ESXi is not able to connect with VASA Provider due to TCP Failure
book
Article ID: 412434
calendar_today
Updated On:
Products
VMware vSphere ESXi
Issue/Introduction
When a VASA Provider experiences an unexpected restart due to infrastructure events such as power failures, system upgrades, or operational maintenance, all connected ESXi hosts must simultaneously re-establish their connections with the VASA Provider.
Another scenario which can cause large number of concurrent VASA Provider `setContext` such as certificate rotation events or network infrastructure resets, the VASA Provider may become overwhelmed by the sudden influx of parallel `setContext` from multiple ESXi hosts.

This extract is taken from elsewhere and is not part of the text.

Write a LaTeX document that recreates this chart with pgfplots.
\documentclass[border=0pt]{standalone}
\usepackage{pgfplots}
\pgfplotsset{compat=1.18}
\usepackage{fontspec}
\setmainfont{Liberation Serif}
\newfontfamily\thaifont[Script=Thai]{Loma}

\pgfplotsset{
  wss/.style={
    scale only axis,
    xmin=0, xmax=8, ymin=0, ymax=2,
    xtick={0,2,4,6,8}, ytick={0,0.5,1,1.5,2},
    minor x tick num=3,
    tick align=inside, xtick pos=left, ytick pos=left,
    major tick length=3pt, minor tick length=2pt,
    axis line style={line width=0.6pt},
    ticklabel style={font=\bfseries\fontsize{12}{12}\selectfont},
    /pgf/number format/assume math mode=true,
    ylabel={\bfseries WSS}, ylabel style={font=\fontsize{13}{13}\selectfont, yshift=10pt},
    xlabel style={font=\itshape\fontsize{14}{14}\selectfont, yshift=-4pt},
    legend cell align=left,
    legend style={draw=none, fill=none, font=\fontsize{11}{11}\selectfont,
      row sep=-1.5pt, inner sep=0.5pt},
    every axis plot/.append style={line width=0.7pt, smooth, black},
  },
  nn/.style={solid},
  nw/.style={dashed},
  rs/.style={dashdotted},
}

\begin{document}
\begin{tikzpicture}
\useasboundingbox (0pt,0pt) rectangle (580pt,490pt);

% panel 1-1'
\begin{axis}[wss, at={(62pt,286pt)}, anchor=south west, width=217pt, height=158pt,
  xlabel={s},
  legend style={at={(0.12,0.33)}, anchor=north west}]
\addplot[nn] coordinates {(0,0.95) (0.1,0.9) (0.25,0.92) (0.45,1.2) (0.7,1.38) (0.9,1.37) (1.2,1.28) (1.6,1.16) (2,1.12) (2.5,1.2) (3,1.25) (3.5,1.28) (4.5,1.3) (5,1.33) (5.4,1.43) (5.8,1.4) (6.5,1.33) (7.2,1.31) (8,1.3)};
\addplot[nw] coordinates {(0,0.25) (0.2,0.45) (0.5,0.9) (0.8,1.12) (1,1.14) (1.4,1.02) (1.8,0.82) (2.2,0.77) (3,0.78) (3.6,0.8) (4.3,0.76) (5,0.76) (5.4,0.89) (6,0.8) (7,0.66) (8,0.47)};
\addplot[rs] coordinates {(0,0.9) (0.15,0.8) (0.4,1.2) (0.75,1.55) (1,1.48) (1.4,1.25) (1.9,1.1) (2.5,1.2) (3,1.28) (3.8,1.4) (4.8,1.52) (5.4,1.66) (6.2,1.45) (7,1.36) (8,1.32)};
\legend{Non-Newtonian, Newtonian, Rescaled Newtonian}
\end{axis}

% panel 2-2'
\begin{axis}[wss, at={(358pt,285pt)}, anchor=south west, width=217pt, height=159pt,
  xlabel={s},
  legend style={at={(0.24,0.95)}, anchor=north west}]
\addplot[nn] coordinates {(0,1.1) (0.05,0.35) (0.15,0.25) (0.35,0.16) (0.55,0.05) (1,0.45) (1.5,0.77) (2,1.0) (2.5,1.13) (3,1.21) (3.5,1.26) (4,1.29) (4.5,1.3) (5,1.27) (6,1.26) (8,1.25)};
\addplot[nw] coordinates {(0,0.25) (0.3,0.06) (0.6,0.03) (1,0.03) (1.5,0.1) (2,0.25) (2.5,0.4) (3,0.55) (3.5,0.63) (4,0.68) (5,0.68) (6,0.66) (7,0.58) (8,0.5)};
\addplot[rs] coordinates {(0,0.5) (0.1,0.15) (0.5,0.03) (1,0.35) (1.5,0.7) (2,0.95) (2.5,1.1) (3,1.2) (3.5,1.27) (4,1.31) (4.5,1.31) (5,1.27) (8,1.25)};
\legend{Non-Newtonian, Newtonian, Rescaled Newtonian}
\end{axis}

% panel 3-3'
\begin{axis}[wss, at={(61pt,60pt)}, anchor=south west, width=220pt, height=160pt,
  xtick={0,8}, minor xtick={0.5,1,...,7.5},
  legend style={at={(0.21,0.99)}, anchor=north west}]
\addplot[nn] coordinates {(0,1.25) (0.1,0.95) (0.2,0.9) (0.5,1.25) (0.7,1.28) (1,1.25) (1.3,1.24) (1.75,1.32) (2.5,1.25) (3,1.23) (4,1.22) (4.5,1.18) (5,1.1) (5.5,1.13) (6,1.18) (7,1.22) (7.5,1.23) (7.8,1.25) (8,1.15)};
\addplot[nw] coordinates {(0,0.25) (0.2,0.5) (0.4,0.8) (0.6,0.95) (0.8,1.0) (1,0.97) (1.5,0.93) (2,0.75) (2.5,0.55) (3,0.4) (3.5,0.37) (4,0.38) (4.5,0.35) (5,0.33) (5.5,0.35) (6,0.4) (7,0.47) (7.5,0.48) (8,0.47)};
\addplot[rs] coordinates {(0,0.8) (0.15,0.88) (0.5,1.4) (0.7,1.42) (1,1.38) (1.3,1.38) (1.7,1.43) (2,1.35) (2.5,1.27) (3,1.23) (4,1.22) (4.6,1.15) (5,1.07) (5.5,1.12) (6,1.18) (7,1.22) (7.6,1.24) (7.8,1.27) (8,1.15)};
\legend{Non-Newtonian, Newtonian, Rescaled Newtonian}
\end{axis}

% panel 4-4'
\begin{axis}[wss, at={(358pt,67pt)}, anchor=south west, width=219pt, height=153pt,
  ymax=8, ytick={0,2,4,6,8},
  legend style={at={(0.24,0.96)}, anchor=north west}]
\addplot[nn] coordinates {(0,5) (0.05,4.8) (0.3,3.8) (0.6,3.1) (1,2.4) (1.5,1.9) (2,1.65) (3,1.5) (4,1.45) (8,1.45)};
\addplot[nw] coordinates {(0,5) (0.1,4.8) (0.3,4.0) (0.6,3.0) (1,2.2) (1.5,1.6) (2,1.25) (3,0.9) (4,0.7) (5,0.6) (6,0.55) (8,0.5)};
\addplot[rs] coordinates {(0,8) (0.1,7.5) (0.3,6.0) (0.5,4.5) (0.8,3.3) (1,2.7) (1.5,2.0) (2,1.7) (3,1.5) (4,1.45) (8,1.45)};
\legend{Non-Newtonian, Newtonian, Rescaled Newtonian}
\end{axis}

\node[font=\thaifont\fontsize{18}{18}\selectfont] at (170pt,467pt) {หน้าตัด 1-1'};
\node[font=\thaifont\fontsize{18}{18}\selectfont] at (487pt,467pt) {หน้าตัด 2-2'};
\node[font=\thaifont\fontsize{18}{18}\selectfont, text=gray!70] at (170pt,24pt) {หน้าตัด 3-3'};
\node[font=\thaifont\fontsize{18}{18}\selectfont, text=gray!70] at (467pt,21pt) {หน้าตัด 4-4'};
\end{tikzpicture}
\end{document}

You would notice the below or similar setContext failure in /var/run/vvold logs in such case
The root cause stems from inadequate admission control mechanisms within the VASA Provider architecture.
When the provider lacks proper request throttling and queuing mechanisms, it accepts connection requests beyond its processing capacity.
This results in resource exhaustion and system unresponsiveness, where the provider cannot effectively manage the concurrent load generated by multiple ESXi hosts attempting simultaneous reconnection.
Resolution
There is no code fix for this issue.
The below work around can be applied
In environments where the VASA Provider lacks built-in admission control capabilities, manual intervention is required to implement controlled connection management.
The recommended approach involves temporarily stopping the VVOL daemon on all ESXi hosts and implementing a phased restart strategy to prevent connection storms.
Implementation Steps:
1. Stop VVOL daemon on all ESXi hosts: /etc/init.d/vvold stop
2. Implement phased restart strategy:
Restart VVOL daemons in small batches (recommended: 5-10 hosts per batch)
Allow 2-3 minutes between each batch to ensure stable connections
Monitor VASA Provider response times before proceeding to next batch
3. Start VVOL daemon on each batch: /etc/init.d/vvold start
This connection storm phenomenon has been observed with specific VASA Provider implementations that lack sophisticated load balancing and admission control features.